At the Xiaobaodang underground coal mine, also in Shenmu, experiments have been carried out since August last year to identify an operating norm that would prevent leaks of shallow groundwater.
The efforts have borne fruit. Based on close monitoring of the leaks and underground fissures that can occur under a range of extraction methods, experts have formulated a preliminary operating norm. It provides specific suggestions about approaches under different conditions, including various thicknesses of impermeable layers of earth and rock that prevent water from penetrating the mining seams.
Xie Yongli, chief engineer of Xiaobaodang Coal, said the company drilled 23 observation wells to assist the monitoring work prompted by experiments.
As far as he is aware, prior to the experiments, there was no similar monitoring of the disturbance mining causes to underground water sources in China.
He said the company plans to apply the preliminary norm to new seams while carrying out more experiments and monitoring to further improve the system.
The company has also taken other measures to prevent soil erosion in the 220-sq-km mine.
For example, it has planted over 11,100 trees and invested 112.7 million yuan in water and soil conservation, a huge increase on the 32.2 million yuan cited in its initial plan.
Benefits to society
As the Xiaobaodang experiments continue, a series of trials have lasted for decades at the Xindiangou field research station in Yulin's Suide county.
Established in 1952, the station is dedicated to exploring potential solutions for water and soil conservation in the Loess Plateau.
While conducting experiments on construction work, such as silt arrestors－small dam-like structures that can help separate solids and suspended sediment and stop them from being carried by the runoff－it also operates experimental plantations to test the abilities of different plants to aid water and soil conservation across an area of 1.44 sq km.
As a result of the efforts, the vegetation coverage has risen from 3.5 percent in 1953 to about 75 percent today, while soil loss has been reduced by 80 percent, said Cui Le, the station's deputy head.

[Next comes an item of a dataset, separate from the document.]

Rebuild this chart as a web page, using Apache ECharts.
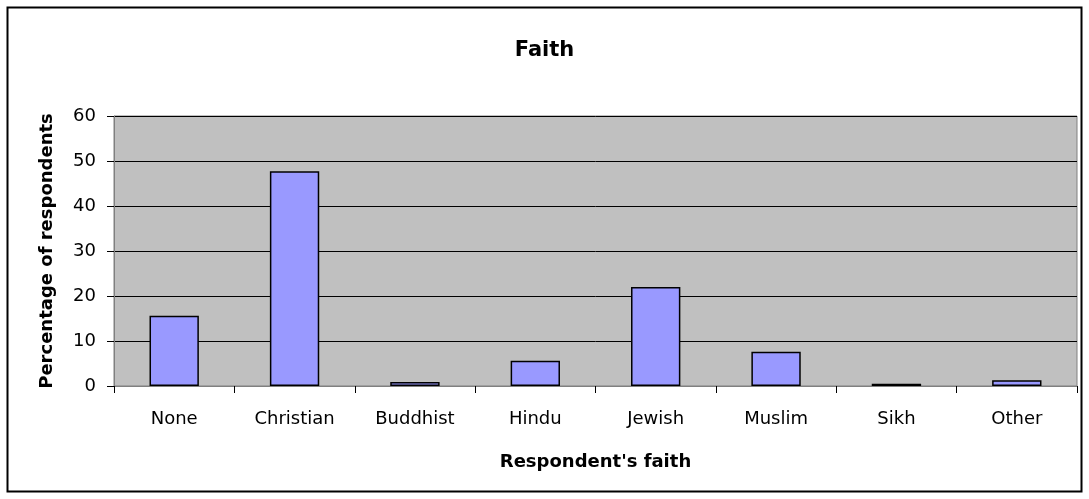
<!DOCTYPE html>
<html><head><meta charset="utf-8">
<script src="https://cdn.jsdelivr.net/npm/echarts@6/dist/echarts.min.js"></script>
<style>html,body{margin:0;padding:0;background:#fff}#c{width:1089px;height:499px}</style>
</head><body><div id="c"></div>
<script>
const categories = ['None','Christian','Buddhist','Hindu','Jewish','Muslim','Sikh','Other'];
const values = [15.6, 47.7, 0.9, 5.6, 22.0, 7.6, 0.5, 1.3];
const yTicks = [0, 10, 20, 30, 40, 50, 60];
const chart = echarts.init(document.getElementById('c'));
const F = '"DejaVu Sans", "Liberation Sans", Arial, sans-serif';
chart.setOption({
  animation: false,
  backgroundColor: '#fff',
  title: { text: 'Faith', left: 'center', top: 35, textStyle: { fontFamily: F, fontSize: 21, fontWeight: 'bold', color: '#000' } },
  graphic: [{ type: 'rect', shape: { x: 7.5, y: 7.5, width: 1074, height: 484 }, style: { fill: 'none', stroke: '#000', lineWidth: 2 }, silent: true }],
  grid: { left: 114, top: 116, right: 12, bottom: 113, show: true, backgroundColor: '#C0C0C0', borderColor: '#808080', borderWidth: 1 },
  xAxis: {
    type: 'category', data: categories,
    name: "Respondent's faith", nameLocation: 'middle', nameGap: 67,
    nameTextStyle: { fontFamily: F, fontSize: 18, fontWeight: 'bold', color: '#000' },
    axisLine: { lineStyle: { color: '#808080', width: 1 } },
    axisTick: { show: true, length: 7, lineStyle: { color: '#000' } },
    axisLabel: { fontFamily: F, fontSize: 18, color: '#000', margin: 24 }
  },
  yAxis: {
    type: 'value', min: yTicks[0], max: yTicks[yTicks.length - 1], interval: 10,
    name: 'Percentage of respondents', nameLocation: 'middle', nameGap: 58,
    nameTextStyle: { fontFamily: F, fontSize: 18, fontWeight: 'bold', color: '#000' },
    axisLine: { show: true, lineStyle: { color: '#808080', width: 1 } },
    axisTick: { show: true, length: 7, lineStyle: { color: '#000' } },
    axisLabel: { fontFamily: F, fontSize: 18, color: '#000', margin: 18 },
    splitLine: { show: true, lineStyle: { color: '#000', width: 1 } }
  },
  series: [{
    type: 'bar', data: values, barWidth: '41%',
    itemStyle: { color: '#9999FF', borderColor: '#000', borderWidth: 1.5 }
  }]
});
</script></body></html>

The lessons learned from the research have been promoted in other areas. For example, about 59,000 silt arrestors have been built across the Loess Plateau.
Thanks to the efforts of different regions and sectors, half of the area affected by water and soil loss in the plateau has been preliminarily treated. Meanwhile, various measures have resulted in the average annual volume of sediment entering the river from the plateau being reduced by 435 million tons in recent years, according to the Ministry of Water Resources.
As work continues at Xindiangou, researchers plan to introduce more water and soil conservation measures that will generate economic benefits.
"We have managed to transform barren slopes into lush mountains with lucid water (in the valleys). In the next step, we are going to make the lush mountains and lucid water into valuable assets," Cui said.
The concept of lucid waters and lush mountains as invaluable assets was introduced by President Xi Jinping during a 2005 visit to Anji, Zhejiang province, when he was provincial Party secretary.
"We plan to introduce more agricultural measures in the research field to seek potent solutions that will control water and soil loss while generating financial benefits for local people," Cui said.